From the listing below, restate word for word the lines from the line containing "Convert this chart to Plotly code." down through the line containing "import plotly.graph_objects as go". Exclude pictures.

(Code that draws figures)
======
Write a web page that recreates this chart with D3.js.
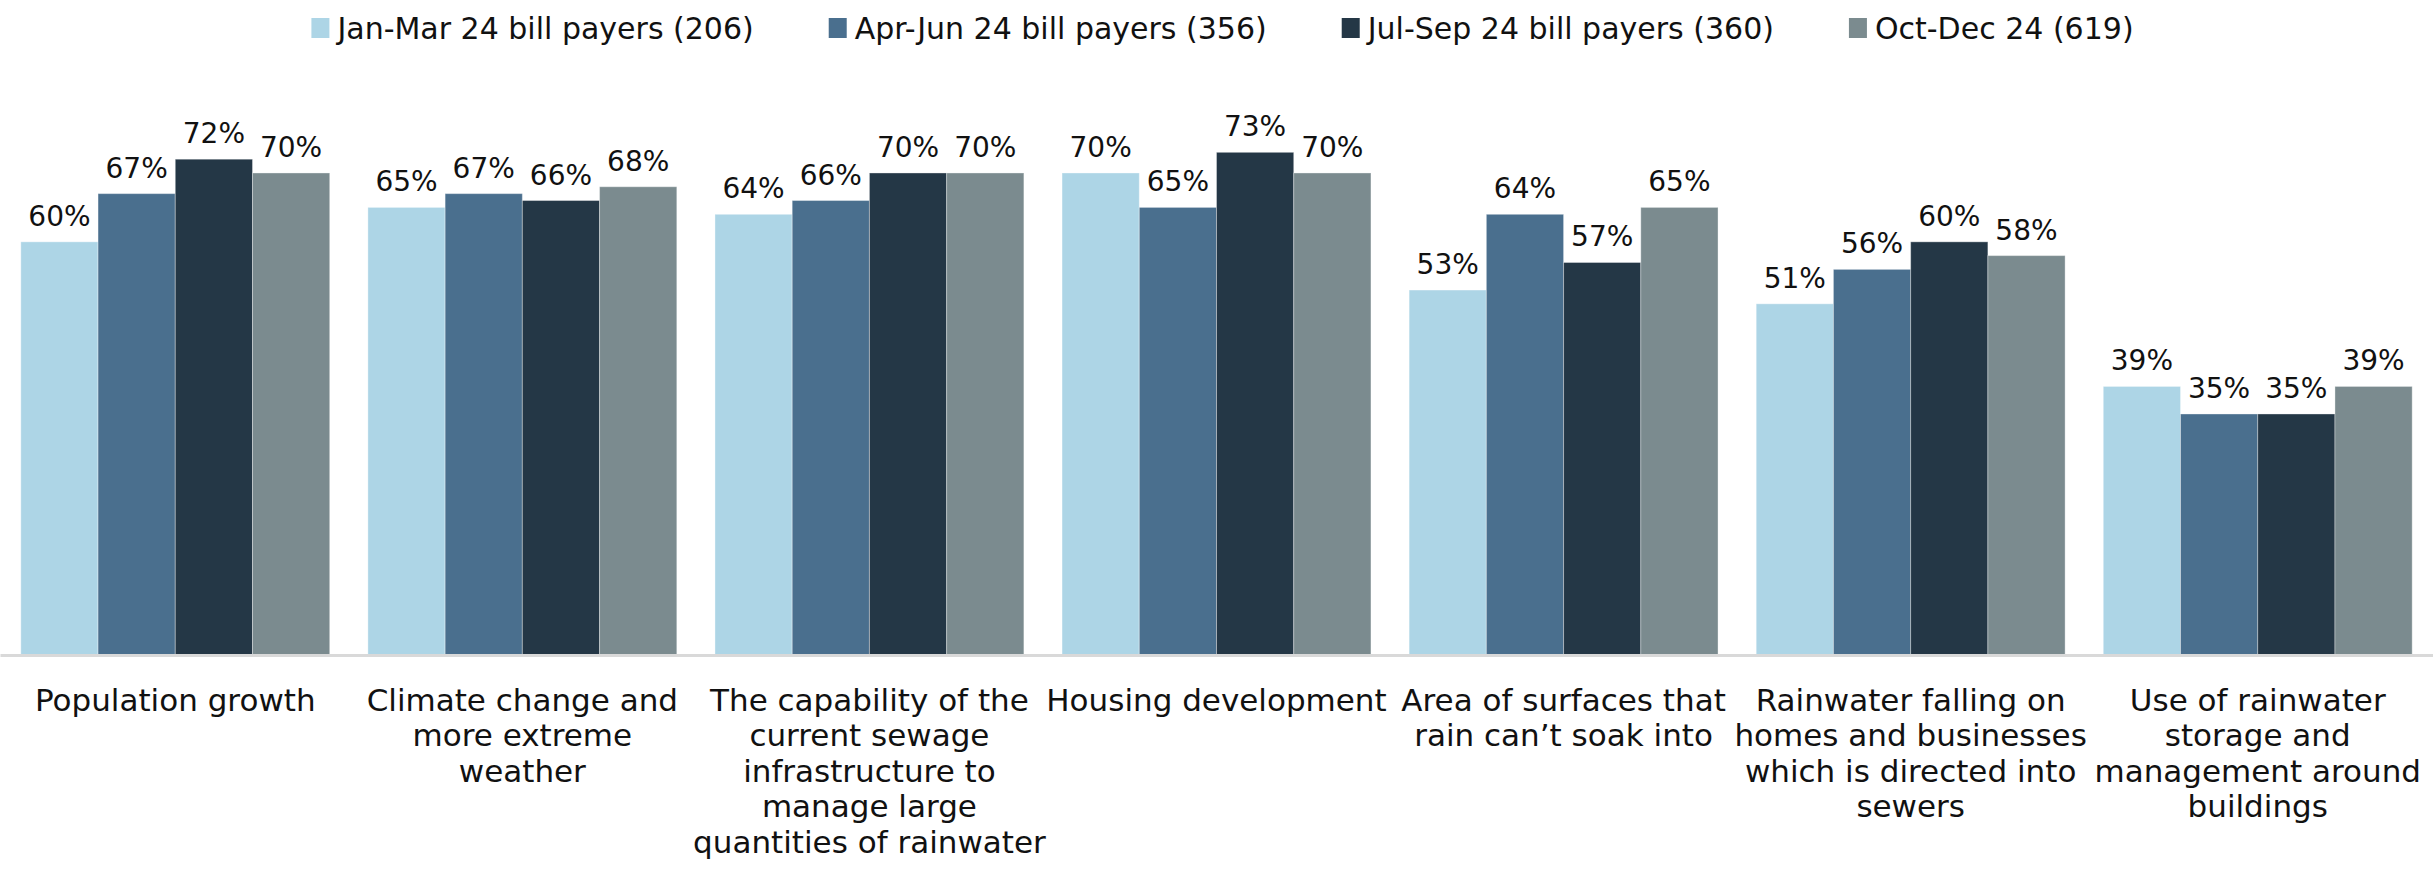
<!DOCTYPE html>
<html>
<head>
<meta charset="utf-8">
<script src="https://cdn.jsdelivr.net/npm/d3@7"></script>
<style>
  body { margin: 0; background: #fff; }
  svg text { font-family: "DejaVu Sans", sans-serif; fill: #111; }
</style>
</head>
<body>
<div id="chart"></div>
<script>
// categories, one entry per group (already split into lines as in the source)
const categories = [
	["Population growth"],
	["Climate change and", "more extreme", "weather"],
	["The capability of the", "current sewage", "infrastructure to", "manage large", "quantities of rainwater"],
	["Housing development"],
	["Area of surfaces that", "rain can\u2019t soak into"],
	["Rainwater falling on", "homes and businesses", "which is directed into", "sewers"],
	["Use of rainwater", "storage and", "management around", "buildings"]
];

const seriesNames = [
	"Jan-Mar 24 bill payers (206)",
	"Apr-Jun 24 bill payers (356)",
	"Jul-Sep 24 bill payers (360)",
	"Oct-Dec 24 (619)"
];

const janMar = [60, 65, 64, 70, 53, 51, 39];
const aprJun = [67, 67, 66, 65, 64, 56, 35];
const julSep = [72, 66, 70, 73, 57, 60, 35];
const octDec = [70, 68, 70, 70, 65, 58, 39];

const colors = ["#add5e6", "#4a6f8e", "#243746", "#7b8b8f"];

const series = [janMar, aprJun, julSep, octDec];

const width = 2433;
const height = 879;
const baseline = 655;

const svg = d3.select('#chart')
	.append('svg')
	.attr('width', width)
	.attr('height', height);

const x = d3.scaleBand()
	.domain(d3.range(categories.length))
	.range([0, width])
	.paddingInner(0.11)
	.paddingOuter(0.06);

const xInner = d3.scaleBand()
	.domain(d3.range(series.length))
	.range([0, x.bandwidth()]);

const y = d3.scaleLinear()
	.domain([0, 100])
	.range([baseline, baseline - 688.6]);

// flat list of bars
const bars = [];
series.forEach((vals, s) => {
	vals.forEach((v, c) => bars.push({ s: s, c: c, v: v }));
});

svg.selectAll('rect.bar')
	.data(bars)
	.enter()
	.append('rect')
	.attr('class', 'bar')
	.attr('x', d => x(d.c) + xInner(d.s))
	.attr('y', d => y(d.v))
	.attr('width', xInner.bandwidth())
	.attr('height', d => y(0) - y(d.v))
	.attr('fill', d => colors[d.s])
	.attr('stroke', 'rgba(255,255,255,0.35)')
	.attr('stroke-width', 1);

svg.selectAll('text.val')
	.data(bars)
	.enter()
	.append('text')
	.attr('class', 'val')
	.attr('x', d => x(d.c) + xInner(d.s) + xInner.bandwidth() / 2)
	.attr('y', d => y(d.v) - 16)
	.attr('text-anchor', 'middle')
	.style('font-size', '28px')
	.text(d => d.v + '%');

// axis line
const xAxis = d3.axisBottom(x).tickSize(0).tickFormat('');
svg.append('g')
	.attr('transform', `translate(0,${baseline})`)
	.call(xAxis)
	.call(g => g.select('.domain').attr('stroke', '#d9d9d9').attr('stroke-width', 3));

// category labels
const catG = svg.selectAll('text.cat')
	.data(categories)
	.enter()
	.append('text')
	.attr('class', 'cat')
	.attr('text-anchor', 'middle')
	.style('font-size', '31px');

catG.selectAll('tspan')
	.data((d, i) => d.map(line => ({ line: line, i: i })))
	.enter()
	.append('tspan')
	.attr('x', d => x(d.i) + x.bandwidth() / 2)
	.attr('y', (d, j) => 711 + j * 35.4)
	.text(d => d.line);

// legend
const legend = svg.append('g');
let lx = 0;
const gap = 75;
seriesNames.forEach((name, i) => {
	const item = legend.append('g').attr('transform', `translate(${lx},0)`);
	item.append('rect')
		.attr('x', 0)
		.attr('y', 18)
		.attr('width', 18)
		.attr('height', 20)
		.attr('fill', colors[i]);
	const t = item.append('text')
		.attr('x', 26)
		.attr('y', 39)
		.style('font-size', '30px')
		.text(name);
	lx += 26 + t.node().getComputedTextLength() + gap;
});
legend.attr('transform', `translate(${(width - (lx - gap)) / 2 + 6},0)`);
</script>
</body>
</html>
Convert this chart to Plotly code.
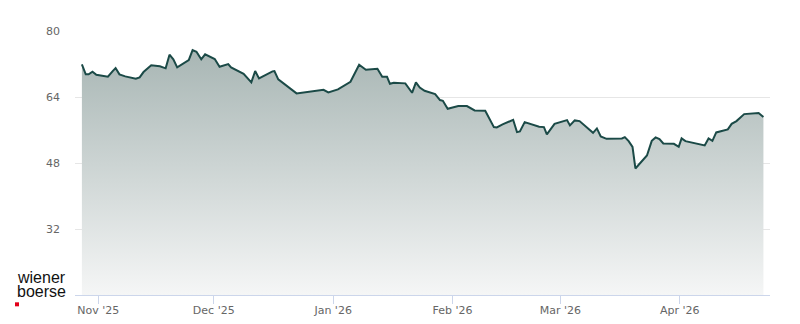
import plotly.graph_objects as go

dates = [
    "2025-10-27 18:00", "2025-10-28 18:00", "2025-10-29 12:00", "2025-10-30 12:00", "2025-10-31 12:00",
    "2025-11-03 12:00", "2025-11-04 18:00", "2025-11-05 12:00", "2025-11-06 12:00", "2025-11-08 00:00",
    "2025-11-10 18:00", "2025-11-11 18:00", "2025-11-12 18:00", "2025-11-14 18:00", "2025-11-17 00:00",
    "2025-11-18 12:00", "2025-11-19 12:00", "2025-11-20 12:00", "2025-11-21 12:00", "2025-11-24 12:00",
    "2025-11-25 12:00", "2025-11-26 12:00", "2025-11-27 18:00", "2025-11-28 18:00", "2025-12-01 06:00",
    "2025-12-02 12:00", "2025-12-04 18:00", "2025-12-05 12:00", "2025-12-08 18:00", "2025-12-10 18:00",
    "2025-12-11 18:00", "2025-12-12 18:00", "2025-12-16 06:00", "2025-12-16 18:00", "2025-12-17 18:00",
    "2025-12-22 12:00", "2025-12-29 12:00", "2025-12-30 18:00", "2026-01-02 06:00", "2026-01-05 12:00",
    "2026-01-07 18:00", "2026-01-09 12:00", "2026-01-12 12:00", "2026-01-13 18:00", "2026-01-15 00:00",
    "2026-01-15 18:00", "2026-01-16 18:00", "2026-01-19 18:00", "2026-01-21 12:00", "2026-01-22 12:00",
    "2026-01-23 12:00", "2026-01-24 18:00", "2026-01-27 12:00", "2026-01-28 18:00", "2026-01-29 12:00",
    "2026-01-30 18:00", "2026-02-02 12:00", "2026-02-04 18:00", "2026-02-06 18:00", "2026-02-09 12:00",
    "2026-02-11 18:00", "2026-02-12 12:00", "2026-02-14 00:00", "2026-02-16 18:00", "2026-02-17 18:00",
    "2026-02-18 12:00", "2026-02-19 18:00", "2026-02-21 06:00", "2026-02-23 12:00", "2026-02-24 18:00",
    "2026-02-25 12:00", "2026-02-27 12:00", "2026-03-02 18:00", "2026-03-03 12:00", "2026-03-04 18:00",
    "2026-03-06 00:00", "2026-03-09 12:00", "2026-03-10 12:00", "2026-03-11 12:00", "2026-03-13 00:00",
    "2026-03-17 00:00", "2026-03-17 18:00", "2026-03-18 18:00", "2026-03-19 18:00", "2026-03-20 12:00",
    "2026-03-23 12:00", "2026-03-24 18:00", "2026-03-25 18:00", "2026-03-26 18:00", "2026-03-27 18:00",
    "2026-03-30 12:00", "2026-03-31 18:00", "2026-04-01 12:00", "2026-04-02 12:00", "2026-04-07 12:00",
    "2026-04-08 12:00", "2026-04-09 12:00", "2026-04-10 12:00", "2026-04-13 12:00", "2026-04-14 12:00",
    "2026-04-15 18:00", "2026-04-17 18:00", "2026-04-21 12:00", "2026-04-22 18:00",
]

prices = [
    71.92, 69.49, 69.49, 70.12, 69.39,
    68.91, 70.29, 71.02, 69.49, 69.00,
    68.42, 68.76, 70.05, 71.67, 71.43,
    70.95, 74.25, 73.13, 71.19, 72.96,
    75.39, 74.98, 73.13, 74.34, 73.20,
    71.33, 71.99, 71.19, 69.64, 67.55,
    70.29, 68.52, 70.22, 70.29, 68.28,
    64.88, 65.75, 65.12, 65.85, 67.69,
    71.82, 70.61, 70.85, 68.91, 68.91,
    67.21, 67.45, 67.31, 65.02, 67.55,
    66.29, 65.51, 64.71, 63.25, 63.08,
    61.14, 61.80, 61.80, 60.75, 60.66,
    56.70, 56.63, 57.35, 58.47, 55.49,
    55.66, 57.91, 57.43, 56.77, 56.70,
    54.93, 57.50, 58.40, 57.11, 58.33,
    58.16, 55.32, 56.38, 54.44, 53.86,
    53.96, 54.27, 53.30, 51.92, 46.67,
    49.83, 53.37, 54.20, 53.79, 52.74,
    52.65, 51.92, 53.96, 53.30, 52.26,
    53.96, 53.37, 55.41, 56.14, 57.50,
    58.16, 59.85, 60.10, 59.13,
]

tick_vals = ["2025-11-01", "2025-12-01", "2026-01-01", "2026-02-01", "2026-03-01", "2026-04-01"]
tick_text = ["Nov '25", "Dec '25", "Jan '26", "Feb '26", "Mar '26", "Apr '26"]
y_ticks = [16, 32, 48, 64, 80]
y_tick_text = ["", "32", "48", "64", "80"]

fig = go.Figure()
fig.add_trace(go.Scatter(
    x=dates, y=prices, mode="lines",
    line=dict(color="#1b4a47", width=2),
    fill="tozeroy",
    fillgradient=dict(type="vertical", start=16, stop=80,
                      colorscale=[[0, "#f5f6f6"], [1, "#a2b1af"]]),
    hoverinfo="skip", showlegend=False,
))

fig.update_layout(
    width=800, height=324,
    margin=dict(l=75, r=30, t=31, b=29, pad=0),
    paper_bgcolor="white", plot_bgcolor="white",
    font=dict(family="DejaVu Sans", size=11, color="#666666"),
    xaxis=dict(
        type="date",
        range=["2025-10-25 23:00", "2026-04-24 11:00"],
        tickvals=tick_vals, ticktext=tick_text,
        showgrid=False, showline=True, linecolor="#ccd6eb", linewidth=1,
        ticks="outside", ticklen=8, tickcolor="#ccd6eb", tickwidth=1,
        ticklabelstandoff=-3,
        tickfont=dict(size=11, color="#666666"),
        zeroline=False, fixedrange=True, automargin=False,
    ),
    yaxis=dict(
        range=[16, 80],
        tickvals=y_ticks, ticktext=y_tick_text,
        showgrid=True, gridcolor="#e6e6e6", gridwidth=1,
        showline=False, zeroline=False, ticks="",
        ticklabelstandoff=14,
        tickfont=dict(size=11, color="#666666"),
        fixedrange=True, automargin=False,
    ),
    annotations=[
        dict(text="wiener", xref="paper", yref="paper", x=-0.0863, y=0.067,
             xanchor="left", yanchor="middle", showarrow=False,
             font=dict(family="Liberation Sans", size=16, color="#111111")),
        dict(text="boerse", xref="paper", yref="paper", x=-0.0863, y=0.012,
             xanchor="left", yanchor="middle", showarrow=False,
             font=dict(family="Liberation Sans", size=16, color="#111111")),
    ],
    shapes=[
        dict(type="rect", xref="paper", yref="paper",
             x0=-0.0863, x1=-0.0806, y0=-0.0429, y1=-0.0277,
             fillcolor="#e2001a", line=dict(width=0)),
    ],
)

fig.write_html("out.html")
======
OUTPUT FOR THIS TASK
Convert this chart to Plotly code.
import plotly.graph_objects as go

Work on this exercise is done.